** MATERIAL PROVIDED **
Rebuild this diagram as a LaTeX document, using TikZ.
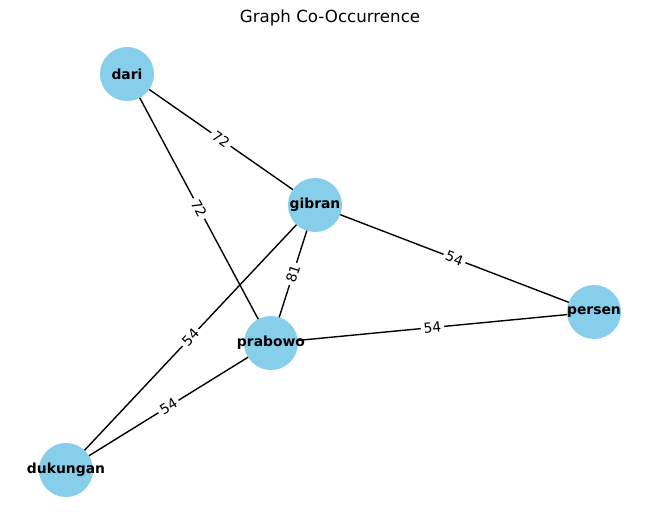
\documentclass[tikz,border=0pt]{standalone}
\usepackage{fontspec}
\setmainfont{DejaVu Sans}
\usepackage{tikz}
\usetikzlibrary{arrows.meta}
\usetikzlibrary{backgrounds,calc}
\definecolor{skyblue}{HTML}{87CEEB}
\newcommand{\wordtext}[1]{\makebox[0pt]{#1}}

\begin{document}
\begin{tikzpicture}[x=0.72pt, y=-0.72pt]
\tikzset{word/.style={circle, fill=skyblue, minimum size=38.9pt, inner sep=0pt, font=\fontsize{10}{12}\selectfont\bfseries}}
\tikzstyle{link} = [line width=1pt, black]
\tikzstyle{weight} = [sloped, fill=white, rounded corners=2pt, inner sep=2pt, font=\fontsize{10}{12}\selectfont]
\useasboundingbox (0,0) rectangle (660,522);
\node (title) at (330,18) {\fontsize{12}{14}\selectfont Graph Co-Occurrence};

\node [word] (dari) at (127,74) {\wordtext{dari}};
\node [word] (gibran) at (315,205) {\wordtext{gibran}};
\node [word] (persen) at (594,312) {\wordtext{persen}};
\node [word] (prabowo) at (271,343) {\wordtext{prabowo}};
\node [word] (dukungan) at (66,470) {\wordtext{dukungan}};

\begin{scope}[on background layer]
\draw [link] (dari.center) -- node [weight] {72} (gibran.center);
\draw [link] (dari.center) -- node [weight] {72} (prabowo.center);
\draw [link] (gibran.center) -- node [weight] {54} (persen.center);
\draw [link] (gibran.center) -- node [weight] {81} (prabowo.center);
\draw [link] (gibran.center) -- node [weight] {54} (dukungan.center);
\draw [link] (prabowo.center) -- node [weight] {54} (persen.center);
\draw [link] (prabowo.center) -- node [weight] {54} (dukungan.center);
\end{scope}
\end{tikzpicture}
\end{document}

** WHAT IS ASKED **
Leave the images out and output the remaining material exactly as it stands.

** ANSWER TO THE EXERCISE **
Rebuild this diagram as a LaTeX document, using TikZ.
\documentclass[tikz,border=0pt]{standalone}
\usepackage{fontspec}
\setmainfont{DejaVu Sans}
\usepackage{tikz}
\usetikzlibrary{arrows.meta}
\usetikzlibrary{backgrounds,calc}
\definecolor{skyblue}{HTML}{87CEEB}
\newcommand{\wordtext}[1]{\makebox[0pt]{#1}}

\begin{document}
\begin{tikzpicture}[x=0.72pt, y=-0.72pt]
\tikzset{word/.style={circle, fill=skyblue, minimum size=38.9pt, inner sep=0pt, font=\fontsize{10}{12}\selectfont\bfseries}}
\tikzstyle{link} = [line width=1pt, black]
\tikzstyle{weight} = [sloped, fill=white, rounded corners=2pt, inner sep=2pt, font=\fontsize{10}{12}\selectfont]
\useasboundingbox (0,0) rectangle (660,522);
\node (title) at (330,18) {\fontsize{12}{14}\selectfont Graph Co-Occurrence};

\node [word] (dari) at (127,74) {\wordtext{dari}};
\node [word] (gibran) at (315,205) {\wordtext{gibran}};
\node [word] (persen) at (594,312) {\wordtext{persen}};
\node [word] (prabowo) at (271,343) {\wordtext{prabowo}};
\node [word] (dukungan) at (66,470) {\wordtext{dukungan}};

\begin{scope}[on background layer]
\draw [link] (dari.center) -- node [weight] {72} (gibran.center);
\draw [link] (dari.center) -- node [weight] {72} (prabowo.center);
\draw [link] (gibran.center) -- node [weight] {54} (persen.center);
\draw [link] (gibran.center) -- node [weight] {81} (prabowo.center);
\draw [link] (gibran.center) -- node [weight] {54} (dukungan.center);
\draw [link] (prabowo.center) -- node [weight] {54} (persen.center);
\draw [link] (prabowo.center) -- node [weight] {54} (dukungan.center);
\end{scope}
\end{tikzpicture}
\end{document}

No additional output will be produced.